What I keep getting wrong

I still over-trust structure. I'll design a clean routing rule and assume the problem is solved, then watch the work find a new place to pile up that I didn't anticipate. Systems route around your intentions. A queue you eliminate in one spot tends to reappear one step upstream or down, and you only find it by watching where the work actually slows, not where your diagram says it should flow.

I also reach for a mechanical check when the real problem needs judgment, because a check feels like progress and a hard conversation doesn't. If reviews are shallow because nobody feels ownership of quality, no amount of automated linting fixes that. I've shipped the automation anyway, more than once, and felt productive while the actual problem sat untouched. A few months in, the hard conversations are still the thing I'm worst at, and they're the thing the systems lens can't do for me.

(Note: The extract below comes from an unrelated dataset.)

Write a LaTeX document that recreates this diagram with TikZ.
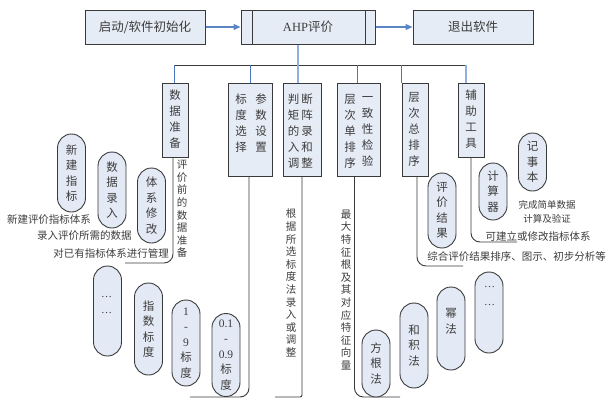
\documentclass[tikz,border=0pt]{standalone}
\usepackage{fontspec}
\setmainfont{Liberation Serif}
\newfontfamily\cjk{Noto Sans CJK SC}
\usetikzlibrary{arrows.meta}
\definecolor{boxfill}{HTML}{E6ECF6}
\definecolor{pillfill}{HTML}{E4EAF5}
\definecolor{edge}{HTML}{3A3A3A}
\definecolor{arrowblue}{HTML}{5B86C6}
\definecolor{dropblue}{HTML}{4A74BC}
\definecolor{lightblue}{HTML}{8FB0DF}
\definecolor{txt}{HTML}{3C3C3C}
\begin{document}
\begin{tikzpicture}[x=1pt,y=-1pt,
  every node/.style={inner sep=0pt, text=txt},
  topbox/.style={draw=edge, fill=boxfill, line width=1pt, minimum height=34pt, font=\cjk\fontsize{12.5}{14}\selectfont},
  catbox/.style={draw=edge, fill=boxfill, line width=1pt},
  boxtxt/.style={font=\cjk\fontsize{11.5}{16}\selectfont, align=center},
  pill/.style={draw=edge, fill=pillfill, line width=0.9pt, minimum width=28pt, rounded corners=14pt, font=\cjk\fontsize{11.5}{15.5}\selectfont, align=center},
  note/.style={font=\cjk\fontsize{10.5}{12.6}\selectfont, align=center},
  dots/.style={anchor=base, font=\rmfamily\fontsize{11}{12}\selectfont},
  flow/.style={arrowblue, line width=1.3pt, -{Triangle[length=7pt,width=6pt]}},
  drop/.style={dropblue, line width=0.9pt},
  dropl/.style={lightblue, line width=1.2pt},
  tree/.style={edge, line width=0.9pt, rounded corners=9pt}
]
\useasboundingbox (0,0) rectangle (606,400);

% top row
\node[topbox, minimum width=120pt] (start) at (145,27) {启动/软件初始化};
\node[topbox, minimum width=134pt] (ahp) at (308,27) {{\rmfamily AHP}评价};
\draw[edge, line width=1pt] ([xshift=12pt]ahp.north west) -- ([xshift=12pt]ahp.south west);
\draw[edge, line width=1pt] ([xshift=-10pt]ahp.north east) -- ([xshift=-10pt]ahp.south east);
\node[topbox, minimum width=120pt] (quit) at (473,27) {退出软件};
\draw[flow] (start) -- (ahp);
\draw[flow] (ahp) -- (quit);

% category boxes
\node[catbox, minimum width=26pt, minimum height=74pt, anchor=north] (data) at (175,83) {};
\node[catbox, minimum width=44pt, minimum height=93pt, anchor=north] (scale) at (250,83) {};
\node[catbox, minimum width=38pt, minimum height=93pt, anchor=north] (judge) at (302,83) {};
\node[catbox, minimum width=43pt, minimum height=93pt, anchor=north] (single) at (358.5,83) {};
\node[catbox, minimum width=26pt, minimum height=93pt, anchor=north] (total) at (415,83) {};
\node[catbox, minimum width=26pt, minimum height=74pt, anchor=north] (tool) at (471,83) {};

\node[boxtxt] (tData) at (175,119) {数\\据\\准\\备};
\node[boxtxt] (tScaleL) at (241,123) {标\\度\\选\\择};
\node[boxtxt] (tScaleR) at (261,123) {参\\数\\设\\置};
\node[boxtxt] (tJudgeL) at (293.5,131) {判\\矩\\的\\入\\调};
\node[boxtxt] (tJudgeR) at (307,131) {断\\阵\\录\\和\\整};
\node[boxtxt] (tSingleL) at (350,131) {层\\次\\单\\排\\序};
\node[boxtxt] (tSingleR) at (367.5,131) {一\\致\\性\\检\\验};
\node[boxtxt] (tTotal) at (414,129) {层\\次\\总\\排\\序};
\node[boxtxt] (tTool) at (471,119) {辅\\助\\工\\具};

% bus
\coordinate (busL) at (174,65);
\coordinate (busR) at (466,65);
\draw[edge, line width=1pt] (busL) -- (busR);
\draw[drop] (busL) -- (busL |- data.north);
\draw[drop] (scale.north |- busL) -- (scale.north);
\draw[dropl] ([xshift=-4pt]judge.north |- ahp.south) -- ([xshift=-4pt]judge.north);
\draw[drop] ([xshift=-1.5pt]single.north |- busL) -- ([xshift=-1.5pt]single.north);
\draw[drop] (total.north west |- busL) -- (total.north west);
\draw[dropl] (busR) -- (busR |- tool.north);

% tree lines
\coordinate (dataEnd) at (125,263);
\draw[tree] ([xshift=-2pt]data.south) -- ([xshift=-2pt]data.south |- dataEnd) -- (dataEnd);
\coordinate (scaleEnd) at (190,397);
\draw[tree] ([xshift=-1pt]scale.south) -- ([xshift=-1pt]scale.south |- scaleEnd) -- (scaleEnd);
\coordinate (judgeEnd) at (275,397);
\draw[tree, rounded corners=2pt] (judge.south) -- (judge.south |- judgeEnd) -- (judgeEnd);
\coordinate (singleEnd) at (400,397);
\draw[tree] ([xshift=-4pt]single.south) -- ([xshift=-4pt]single.south |- singleEnd) -- (singleEnd);
\coordinate (totalEnd) at (463,266);
\draw[tree] ([xshift=2pt]total.south) -- ([xshift=2pt]total.south |- totalEnd) -- (totalEnd);
\coordinate (toolEnd) at (517,242);
\draw[tree] (tool.south) -- (tool.south |- toolEnd) -- (toolEnd);

% notes
\node[note] (n1) at (182,209) {评\\价\\前\\的\\数\\据\\准\\备};
\node[note] (n2) at (291,283) {根\\据\\所\\选\\标\\度\\法\\录\\入\\或\\调\\整};
\node[note] (n3) at (346,290) {最\\大\\特\\征\\根\\及\\其\\对\\应\\特\\征\\向\\量};
\node[note] (n4) at (49,220) {新建评价指标体系};
\node[note] (n5) at (84.5,236) {录入评价所需的数据};
\node[note] (n6) at (111,253) {对已有指标体系进行管理};
\node[note] (n7) at (516.5,257) {综合评价结果排序、图示、初步分析等};
\node[note] (n8) at (538,236) {可建立或修改指标体系};
\node[note, font=\cjk\fontsize{9.5}{13.5}\selectfont] (n9) at (547,212) {完成简单数据\\计算及验证};

% pills: data group
\node[pill, minimum height=78pt] (pNew) at (71.5,173) {新\\建\\指\\标};
\node[pill, minimum height=76pt] (pIn) at (112,190) {数\\据\\录\\入};
\node[pill, minimum height=75pt] (pMod) at (151.5,205.5) {体\\系\\修\\改};

% pills: scale group
\node[pill, minimum height=90pt] (pDotsA) at (107.5,311) {};
\node[dots] (dA1) at (106.5,297.5) {…};
\node[dots] (dA2) at (106.5,313.5) {…};
\node[pill, minimum height=92pt] (pExp) at (148.5,329) {指\\数\\标\\度};
\node[pill, minimum height=86pt] (p19) at (186,343) {{\rmfamily 1}\\{\rmfamily -}\\{\rmfamily 9}\\标\\度};
\node[pill, minimum height=83pt] (p0109) at (226,355) {{\rmfamily 0.1}\\{\rmfamily -}\\{\rmfamily 0.9}\\标\\度};

% pills: single ranking group
\node[pill, minimum height=67pt] (pRoot) at (376,363.5) {方\\根\\法};
\node[pill, minimum height=85pt] (pSum) at (414,345.5) {和\\积\\法};
\node[pill, minimum height=83pt] (pPow) at (451,328.5) {幂\\法\\\mbox{}};
\node[pill, minimum height=81pt] (pDotsB) at (489,312.5) {};
\node[dots] (dB1) at (489.5,287.5) {…};
\node[dots] (dB2) at (489.5,305.5) {…};

% pills: total & tools
\node[pill, minimum height=75pt] (pRes) at (442,210.5) {评\\价\\结\\果};
\node[pill, minimum height=57pt] (pCalc) at (493,191.5) {计\\算\\器};
\node[pill, minimum height=58pt] (pNote) at (532.5,162) {记\\事\\本};
\end{tikzpicture}
\end{document}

The failure modes I keep seeing are the same handful. Work with no owner. A blocked item with nothing pulling it off the queue. Feedback that arrives too late to use. Activity measured instead of outcomes. Human attention spent on things a machine should own, and not enough left for the things only a person can. None of these are people problems even though they always look like people problems first. That's the trap, and it's the one I fall into most, because finding who's failing feels like doing something. The more useful question is where the system is, and a system doesn't get better because you asked it nicely.